Trading Gains Seen Normalizing in 2026
Trading income increased 21.3% to PHP 8.29 billion in 2025, helped by favorable interest rate moves following central bank cuts. Management does not expect these conditions to repeat, guiding to a lower trading contribution in 2026 as the scope for further rate-driven gains narrows.
Managing NPLs from Newer, Riskier Borrower Cohorts
The rise in NPLs was concentrated in younger, lower-income borrowers and vintages from 2022 to 2025, reflecting aggressive expansion and testing of new programs. In response, BPI is tightening credit score thresholds and strengthening collections, acknowledging that pursuing higher-yield growth inevitably brings episodic spikes in delinquencies.
Forward Guidance: Growth with Tighter Risk Controls
For 2026, BPI projects loan growth in the low teens, with institutional loans growing around 8–9% and faster 20–25% expansion in consumer and other non-institutional books, while credit costs are guided to about 80–89 basis points and NIMs broadly stable.

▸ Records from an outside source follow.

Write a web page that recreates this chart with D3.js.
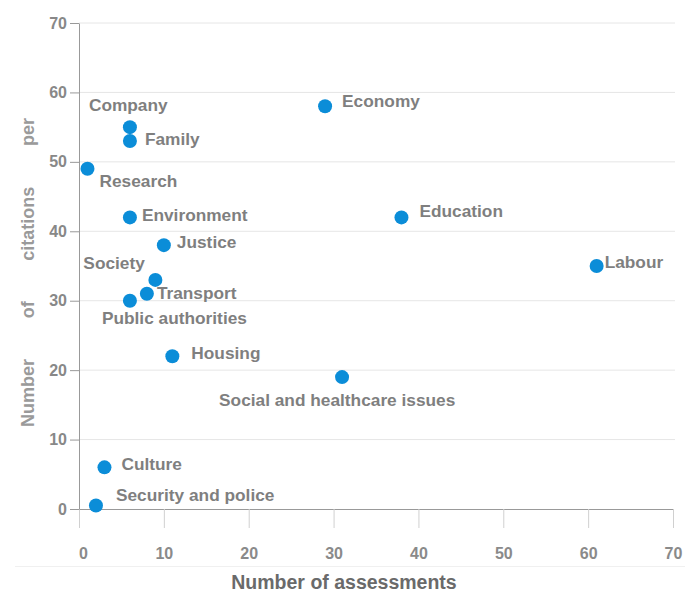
<!DOCTYPE html>
<html>
<head>
<meta charset="utf-8">
<script src="https://cdn.jsdelivr.net/npm/d3@7"></script>
<style>
body{margin:0;background:#fff}
svg text{font-family:Arial,"Liberation Sans",sans-serif;font-weight:bold}
</style>
</head>
<body>
<svg id="chart" width="685" height="589"></svg>
<script>
var topics = ["Company","Family","Economy","Research","Environment","Justice","Society","Transport",
  "Public authorities","Housing","Social and healthcare issues","Education","Labour","Culture","Security and police"]
var assessments = [6,6,29,1,6,10,9,8,6,11,31,38,61,3,2]
var citations = [55,53,58,49,42,38,33,31,30,22,19,42,35,6,0.5]
var xTicks = [0,10,20,30,40,50,60,70]
var yTicks = [0,10,20,30,40,50,60,70]
var xTitle = "Number of assessments"
var yTitleWords = ["Number","of","citations","per"]

// where each label sits relative to its dot (px)
var labelDx = [-41,15,17,12,12,13,-72,10,-28,19,-123,18,8,17,20]
var labelDy = [-22,-2,-5,12,-2,-3,-17,-1,17,-3,23,-6,-4,-3,-11]

var svg = d3.select('#chart')

var x = d3.scaleLinear().domain([0,70]).range([79,673])
var y = d3.scaleLinear().domain([0,70]).range([509,23])

// grid
svg.append('g').selectAll('line')
  .data(yTicks.filter(function(d){ return d > 0 }))
  .enter().append('line')
  .attr('x1', x(0)).attr('x2', 675)
  .attr('y1', function(d){ return y(d) }).attr('y2', function(d){ return y(d) })
  .attr('stroke', '#e6e6e6')

// faint line under the x tick labels
svg.append('line')
  .attr('x1', 15).attr('x2', 685).attr('y1', 566.5).attr('y2', 566.5)
  .attr('stroke', '#f0f0f0')

var xAxis = svg.append('g')
  .attr('transform', 'translate(0,' + y(0) + ')')
  .call(d3.axisBottom(x).tickValues(xTicks).tickSize(19).tickSizeOuter(0).tickPadding(20))
xAxis.select('.domain').attr('stroke', '#999')
xAxis.selectAll('.tick line').attr('stroke', '#d0d0d0')
xAxis.selectAll('text').attr('fill', '#8a8a8a').style('font-size', '16px')
  .attr('dx', function(d){ return d === 0 ? 4 : 0 })

var yAxis = svg.append('g')
  .attr('transform', 'translate(' + x(0) + ',0)')
  .call(d3.axisLeft(y).tickValues(yTicks).tickSize(9).tickSizeOuter(0).tickPadding(3))
yAxis.select('.domain').attr('stroke', '#999')
yAxis.selectAll('.tick line').attr('stroke', '#999')
yAxis.selectAll('text').attr('fill', '#888').style('font-size', '16px')

// x title
svg.append('text')
  .attr('x', 344).attr('y', 582).attr('dy', '0.35em')
  .attr('text-anchor', 'middle')
  .attr('fill', '#6a6a6a')
  .style('font-size', '19.5px')
  .text(xTitle)

// y title, words spread over the axis height
var titleBottom = 427, titleTop = 118
var words = svg.append('g').selectAll('text')
  .data(yTitleWords)
  .enter().append('text')
  .attr('fill', '#9a9a9a')
  .style('font-size', '18px')
  .attr('dy', '0.35em')
  .text(function(d){ return d })
var widths = []
words.each(function(){ widths.push(this.getComputedTextLength()) })
var gap = (titleBottom - titleTop - d3.sum(widths)) / (widths.length - 1)
var pos = titleBottom
words.attr('transform', function(d, i){
  var t = 'translate(28,' + pos + ') rotate(-90)'
  pos -= widths[i] + gap
  return t
})

// dots
svg.append('g').selectAll('circle')
  .data(topics)
  .enter().append('circle')
  .attr('cx', function(d, i){ return x(assessments[i]) })
  .attr('cy', function(d, i){ return y(citations[i]) })
  .attr('r', 7)
  .attr('fill', '#0b8dd8')

// labels
svg.append('g').selectAll('text')
  .data(topics)
  .enter().append('text')
  .attr('x', function(d, i){ return x(assessments[i]) + labelDx[i] })
  .attr('y', function(d, i){ return y(citations[i]) + labelDy[i] })
  .attr('dy', '0.35em')
  .attr('fill', '#7f7f7f')
  .style('font-size', '17.3px')
  .text(function(d){ return d })
</script>
</body>
</html>
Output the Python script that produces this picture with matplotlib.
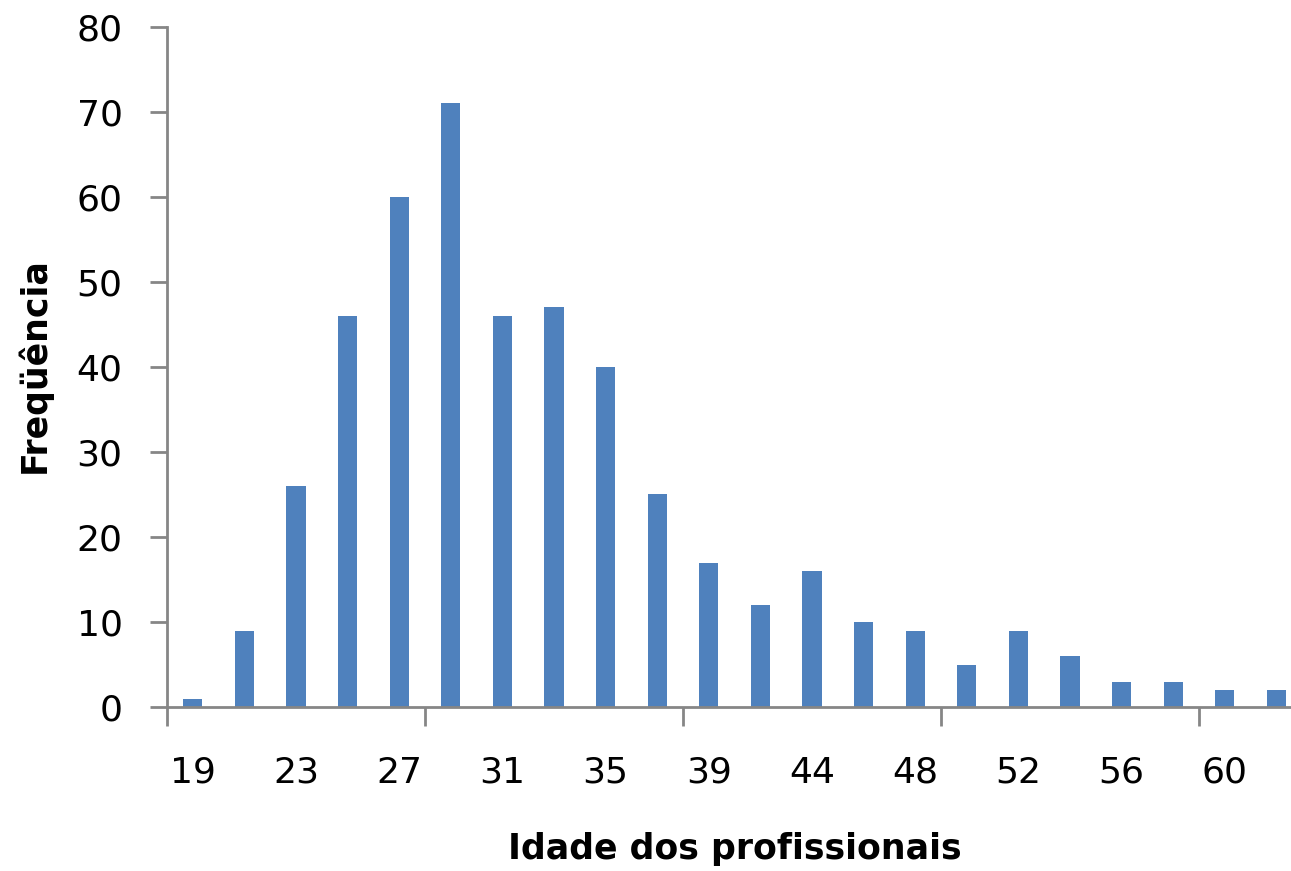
import matplotlib.pyplot as plt
import numpy as np

# faixas de idade (a cada 2 anos) e frequência
idades = ['19', '21', '23', '25', '27', '29', '31', '33', '35', '37', '39',
          '42', '44', '46', '48', '50', '52', '54', '56', '58', '60', '62']
frequencia = [1, 9, 26, 46, 60, 71, 46, 47, 40, 25, 17,
              12, 16, 10, 9, 5, 9, 6, 3, 3, 2, 2]

W, H = 1291, 871
fig = plt.figure(figsize=(W / 100, H / 100), dpi=100)

# eixo começa em x=167 px e vai além da borda direita (gráfico cortado)
n = len(idades)
step = 51.6
left, right = 167, 167 + n * step
top, bottom = 27, 707
ax = fig.add_axes([left / W, 1 - bottom / H, (right - left) / W, (bottom - top) / H])

grey = '#868686'
x = np.arange(n)
ax.bar(x, frequencia, width=0.37, color='#4F81BD')

ax.set_xlim(-0.5, n - 0.5)
ax.set_ylim(0, 80)
ax.set_yticks(range(0, 81, 10))

# marcas a cada 5 categorias, rótulos a cada 2
ax.set_xticks(np.arange(-0.5, n, 5))
ax.set_xticklabels([])
ax.set_xticks(x[::2], minor=True)
ax.set_xticklabels(idades[::2], minor=True)

for s in ['top', 'right']:
    ax.spines[s].set_visible(False)
for s in ['left', 'bottom']:
    ax.spines[s].set_color(grey)
    ax.spines[s].set_linewidth(2)

ax.tick_params(axis='y', length=12, width=2, color=grey, pad=20, labelsize=26)
ax.tick_params(axis='x', which='major', length=14, width=2, color=grey)
ax.tick_params(axis='x', which='minor', length=0, pad=35, labelsize=26)

ax.set_ylabel('Freqüência', fontsize=25, fontweight='bold')
ax.set_xlabel('Idade dos profissionais', fontsize=25, fontweight='bold')
ax.xaxis.set_label_coords((735 - left) / (right - left), -(832 - bottom) / (bottom - top))
ax.yaxis.set_label_coords(-(167 - 52) / (right - left), (707 - 365) / (bottom - top))

fig.savefig('out.png', dpi=100)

Capital remains ample to support potential dividend uplift, operating expenses are budgeted to rise about 10% with a cost-to-income ratio near 47%, and management aims to deepen digital and agency banking while expecting lower trading income and maintaining a selective funding mix.
BPI’s earnings call painted a picture of a bank in strong operating shape, leveraging scale, digital capabilities and a richer loan mix to deliver record results and attractive returns. The main watchpoints are rising NPLs in retail segments, higher credit costs and funding-mix pressures, but management’s proactive stance and solid capital base suggest the franchise remains well placed for disciplined growth in 2026 and beyond.